## INSTRUCTION
Your task is to reproduce, verbatim and without pictures, the lines from the opening of the listing through the line containing "const seriesNames = ['취업자','15세이상".
◇ ◇ ◇ ◇ ◇
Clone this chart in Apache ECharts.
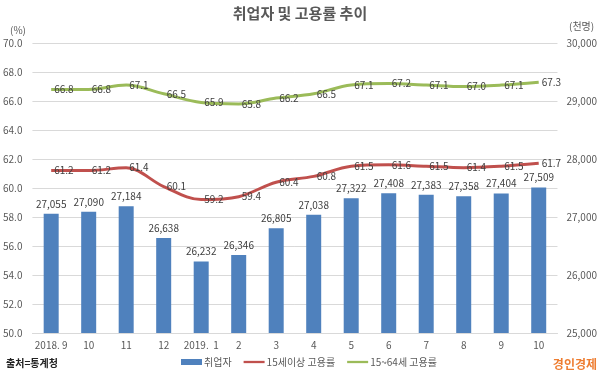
<!DOCTYPE html>
<html><head><meta charset="utf-8">
<script src="https://cdn.jsdelivr.net/npm/echarts@6/dist/echarts.min.js"></script>
<style>html,body{margin:0;padding:0;background:#fff}#c{width:600px;height:380px}</style>
</head><body><div id="c"></div>
<script>
const categories = ['2018. 9','10','11','12','2019.  1','2','3','4','5','6','7','8','9','10'];
const employed = [27055,27090,27184,26638,26232,26346,26805,27038,27322,27408,27383,27358,27404,27509];
const rate15 = [61.2,61.2,61.4,60.1,59.2,59.4,60.4,60.8,61.5,61.6,61.5,61.4,61.5,61.7];
const rate1564 = [66.8,66.8,67.1,66.5,65.9,65.8,66.2,66.5,67.1,67.2,67.1,67.0,67.1,67.3];
const seriesNames = ['취업자','15세이상 고용률','15~64세 고용률'];

const FONT = '"Noto Sans CJK KR","Noto Sans",sans-serif';
const chart = echarts.init(document.getElementById('c'), null, {renderer:'canvas'});
const lineLabel = {show:true, position:'right', distance:3, color:'#404040', fontSize:10, fontFamily:FONT,
  formatter: p => p.value.toFixed(1)};
const lineIcon = 'path://M0,0H22V2.4H0Z';
chart.setOption({
  animation:false,
  textStyle:{fontFamily:FONT},
  title:{text:'취업자 및 고용률 추이', left:'center', top:1,
    textStyle:{fontSize:15, fontWeight:'bold', color:'#595959', fontFamily:FONT}},
  grid:{left:32, right:42, top:43, bottom:47},
  legend:{bottom:8, left:176, itemWidth:21, itemHeight:6, itemGap:12, symbolKeepAspect:true,
    textStyle:{fontSize:10, color:'#595959', fontFamily:FONT, padding:[0,0,0,-3]},
    data:[{name:seriesNames[0], icon:'rect'},
          {name:seriesNames[1], icon:lineIcon, itemStyle:{color:'#c0504d'}},
          {name:seriesNames[2], icon:lineIcon, itemStyle:{color:'#9bbb59'}}]},
  xAxis:{type:'category', data:categories,
    axisLine:{lineStyle:{color:'#d9d9d9'}}, axisTick:{show:false},
    axisLabel:{color:'#595959', fontSize:10, margin:7, interval:0}},
  yAxis:[
    {type:'value', min:50, max:70, interval:2,
     axisLabel:{color:'#595959', fontSize:10, margin:10, formatter:v=>v.toFixed(1)},
     splitLine:{lineStyle:{color:'#d9d9d9'}}, axisLine:{show:false}, axisTick:{show:false}},
    {type:'value', min:25000, max:30000, interval:1000,
     axisLabel:{color:'#595959', fontSize:10, margin:9, formatter:v=>v.toLocaleString('en-US')},
     splitLine:{show:false}, axisLine:{show:false}, axisTick:{show:false}}
  ],
  series:[
    {name:seriesNames[0], type:'bar', yAxisIndex:1, data:employed, barWidth:15,
     itemStyle:{color:'#4f81bd'},
     label:{show:true, position:'top', distance:5, color:'#404040', fontSize:10,
       formatter:p=>p.value.toLocaleString('en-US')}},
    {name:seriesNames[1], type:'line', yAxisIndex:0, data:rate15, smooth:0.35,
     symbol:'circle', symbolSize:0.01, showSymbol:true,
     lineStyle:{color:'#c0504d', width:3}, itemStyle:{color:'#c0504d'}, label:lineLabel, z:3},
    {name:seriesNames[2], type:'line', yAxisIndex:0, data:rate1564, smooth:0.35,
     symbol:'circle', symbolSize:0.01, showSymbol:true,
     lineStyle:{color:'#9bbb59', width:3}, itemStyle:{color:'#9bbb59'}, label:lineLabel, z:3}
  ],
  graphic:[
    {type:'text', left:10, top:25, style:{text:'(%)', fontSize:10, fill:'#595959', fontFamily:FONT}},
    {type:'text', left:569, top:21, style:{text:'(천명)', fontSize:10, fill:'#595959', fontFamily:FONT}},
    {type:'text', left:6, top:358, style:{text:'출처=통계청', fontSize:10, fontWeight:'bold', fill:'#222', fontFamily:FONT}},
    {type:'text', right:3, top:358, style:{text:'경인경제', fontSize:12, fontWeight:'bold', fill:'#ee7d31', fontFamily:FONT}}
  ]
});
</script></body></html>
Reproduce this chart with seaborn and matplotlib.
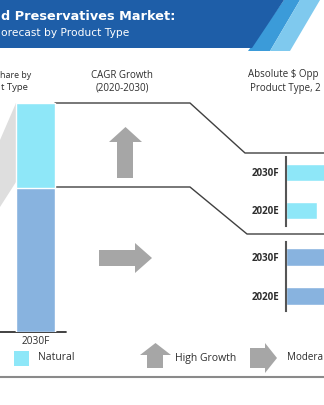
import matplotlib
matplotlib.use("Agg")
import matplotlib.pyplot as plt
import seaborn as sns
import pandas as pd
from matplotlib.patches import Polygon

sns.set_theme(style="white")
plt.rcParams['font.family'] = ['Open Sans', 'DejaVu Sans']

# ---- data ----
stack_years = ["2030F"]
natural_share = [37]
synthetic_share = [63]
total_share = [100]

abs_years = ["2030F", "2020E"]
natural_abs = [55, 31]
synthetic_abs = [80, 66]

CYAN = "#8ee7f8"
BLUE = "#88b3df"
GREY = "#a6a6a6"
TXT = "#2e2e2e"
W, H = 324, 405

fig = plt.figure(figsize=(3.24, 4.05), dpi=100)
fig.patch.set_facecolor("white")

def rect(x0, y0, x1, y1):
    return [x0 / W, 1 - y1 / H, (x1 - x0) / W, (y1 - y0) / H]

# background drawing layer (pixel coords)
bg = fig.add_axes([0, 0, 1, 1])
bg.set_xlim(0, W)
bg.set_ylim(H, 0)
bg.axis("off")

# header banner
bg.add_patch(Polygon([(284, 0), (300, 0), (270, 51), (248, 51)], closed=True, color="#3b9bd9", lw=0))
bg.add_patch(Polygon([(300, 0), (320, 0), (290, 51), (270, 51)], closed=True, color="#7fc9ee", lw=0))
bg.add_patch(Polygon([(0, 0), (284, 0), (252, 48), (0, 48)], closed=True, color="#1e5ea8", lw=0))
bg.text(1, 16, "d Preservatives Market:", color="white", fontsize=9.3, fontweight="bold",
        ha="left", va="center", family=["DejaVu Sans"])
bg.text(1, 33, "orecast by Product Type", color="white", fontsize=7.7,
        ha="left", va="center", family=["DejaVu Sans"])

# column headers (as visible in the cropped reference)
bg.text(31, 75, "hare by", color=TXT, fontsize=6.4, ha="right", va="center")
bg.text(28, 87, "t Type", color=TXT, fontsize=6.8, ha="right", va="center")
bg.text(122, 75, "CAGR Growth", color=TXT, fontsize=7, ha="center", va="center")
bg.text(122, 88, "(2020-2030)", color=TXT, fontsize=7, ha="center", va="center")
bg.text(248, 74, "Absolute $ Opp", color=TXT, fontsize=7, ha="left", va="center")
bg.text(250, 88, "Product Type, 2", color=TXT, fontsize=7, ha="left", va="center")

# grey connector from previous bar
bg.add_patch(Polygon([(16, 103), (16, 182), (0, 207), (0, 140)], closed=True, color="#dedede", lw=0))

# connector lines
bg.plot([55, 190, 245, 324], [103, 103, 153, 153], color="#404040", lw=1)
bg.plot([55, 190, 247, 324], [187, 187, 234, 234], color="#404040", lw=1)

# baseline under stacked bar
bg.plot([0, 66], [332, 332], color="#333333", lw=1.3)

# growth arrows
bg.add_patch(Polygon([(125.5, 127), (142, 142), (133, 142), (133, 178), (117, 178), (117, 142), (109, 142)],
                     closed=True, color=GREY, lw=0))
bg.add_patch(Polygon([(99, 250), (135, 250), (135, 243), (152, 258), (135, 273), (135, 266), (99, 266)],
                     closed=True, color=GREY, lw=0))

# legend
bg.add_patch(Polygon([(14, 351), (29, 351), (29, 366), (14, 366)], closed=True, color=CYAN, lw=0))
bg.text(38, 358, "Natural", color=TXT, fontsize=7.5, ha="left", va="center")
bg.add_patch(Polygon([(155.5, 343), (171, 355), (163, 355), (163, 368), (147, 368), (147, 355), (140, 355)],
                     closed=True, color=GREY, lw=0))
bg.text(175, 358, "High Growth", color=TXT, fontsize=7.5, ha="left", va="center")
bg.add_patch(Polygon([(250, 348), (265, 348), (265, 343), (277, 358), (265, 373), (265, 368), (250, 368)],
                     closed=True, color=GREY, lw=0))
bg.text(287, 358, "Modera", color=TXT, fontsize=7.1, ha="left", va="center")
bg.plot([0, 324], [377, 377], color="#8a8a8a", lw=1.5)

# ---- stacked share bar ----
ax1 = fig.add_axes(rect(0, 103, 71, 332))
df_s = pd.DataFrame({"year": stack_years, "total": total_share, "syn": synthetic_share})
sns.barplot(data=df_s, x="year", y="total", color=CYAN, saturation=1, width=39 / 71, ax=ax1)
sns.barplot(data=df_s, x="year", y="syn", color=BLUE, saturation=1, width=39 / 71, ax=ax1)
ax1.set_xlim(-0.5, 0.5)
ax1.set_ylim(0, 100)
ax1.set_xlabel("")
ax1.set_ylabel("")
ax1.set_yticks([])
ax1.tick_params(axis="x", length=0, pad=3, labelsize=7.3, labelcolor=TXT)
for s in ax1.spines.values():
    s.set_visible(False)
ax1.patch.set_alpha(0)

# ---- absolute opportunity bars ----
def hbar(ax, vals, color, half):
    df = pd.DataFrame({"year": abs_years, "val": vals})
    sns.barplot(data=df, y="year", x="val", color=color, saturation=1, width=0.455, orient="h", ax=ax)
    ax.set_xlim(0, 100)
    ax.set_ylim(1 + half, -half)
    ax.set_xlabel("")
    ax.set_ylabel("")
    ax.set_xticks([])
    ax.tick_params(axis="y", length=0, pad=5, labelsize=7, labelcolor=TXT)
    for lab in ax.get_yticklabels():
        lab.set_fontweight("bold")
    for k in ["top", "right", "bottom"]:
        ax.spines[k].set_visible(False)
    ax.spines["left"].set_color("#555555")
    ax.spines["left"].set_linewidth(1.5)
    ax.patch.set_alpha(0)

ax2 = fig.add_axes(rect(286, 157, 386, 226))
hbar(ax2, natural_abs, CYAN, 15.5 / 38)
ax3 = fig.add_axes(rect(286, 242, 386, 311))
hbar(ax3, synthetic_abs, BLUE, 15 / 39)

fig.savefig("out.png", dpi=100)
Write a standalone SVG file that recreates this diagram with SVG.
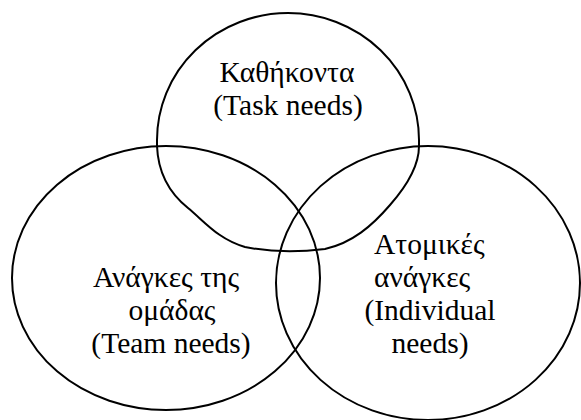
<svg xmlns="http://www.w3.org/2000/svg" width="581" height="420" viewBox="0 0 581 420">
<style>
.shape{fill:none;stroke:#000;stroke-width:2;stroke-linejoin:round}
text{font-family:"Liberation Serif","Times New Roman",serif;font-size:29.5px;fill:#000}
.m{text-anchor:middle}
</style>
<rect width="581" height="420" fill="#fff"/>
<g id="connectors"></g>
<g id="task">
<path class="shape" d="M157,146 L157,140 A131,127 0 0 1 419,140 L419,146 C419,168 405,188 390,205 C372,226 352,243 325,249 C300,252 270,252 245,247 C218,239 205,222 188,208 C168,192 158,172 157,146 Z"/>
<text class="m" x="287" y="82">Καθήκοντα</text>
<text class="m" x="288" y="115">(Task needs)</text>
</g>
<g id="team">
<ellipse class="shape" cx="166" cy="278" rx="154" ry="132"/>
<text class="m" x="166" y="287">Ανάγκες της</text>
<text class="m" x="172" y="320">ομάδας</text>
<text class="m" x="171" y="353">(Team needs)</text>
</g>
<g id="individual">
<ellipse class="shape" cx="428" cy="283" rx="152" ry="137"/>
<text x="374" y="254">Ατομικές</text>
<text x="374" y="287">ανάγκες</text>
<text class="m" x="430" y="320">(Individual</text>
<text class="m" x="430" y="353">needs)</text>
</g>
</svg>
◇ ◇ ◇ ◇ ◇
## WORKED SOLUTION
Clone this chart in Apache ECharts.
<!DOCTYPE html>
<html><head><meta charset="utf-8">
<script src="https://cdn.jsdelivr.net/npm/echarts@6/dist/echarts.min.js"></script>
<style>html,body{margin:0;padding:0;background:#fff}#c{width:600px;height:380px}</style>
</head><body><div id="c"></div>
<script>
const categories = ['2018. 9','10','11','12','2019.  1','2','3','4','5','6','7','8','9','10'];
const employed = [27055,27090,27184,26638,26232,26346,26805,27038,27322,27408,27383,27358,27404,27509];
const rate15 = [61.2,61.2,61.4,60.1,59.2,59.4,60.4,60.8,61.5,61.6,61.5,61.4,61.5,61.7];
const rate1564 = [66.8,66.8,67.1,66.5,65.9,65.8,66.2,66.5,67.1,67.2,67.1,67.0,67.1,67.3];
const seriesNames = ['취업자','15세이상 고용률','15~64세 고용률'];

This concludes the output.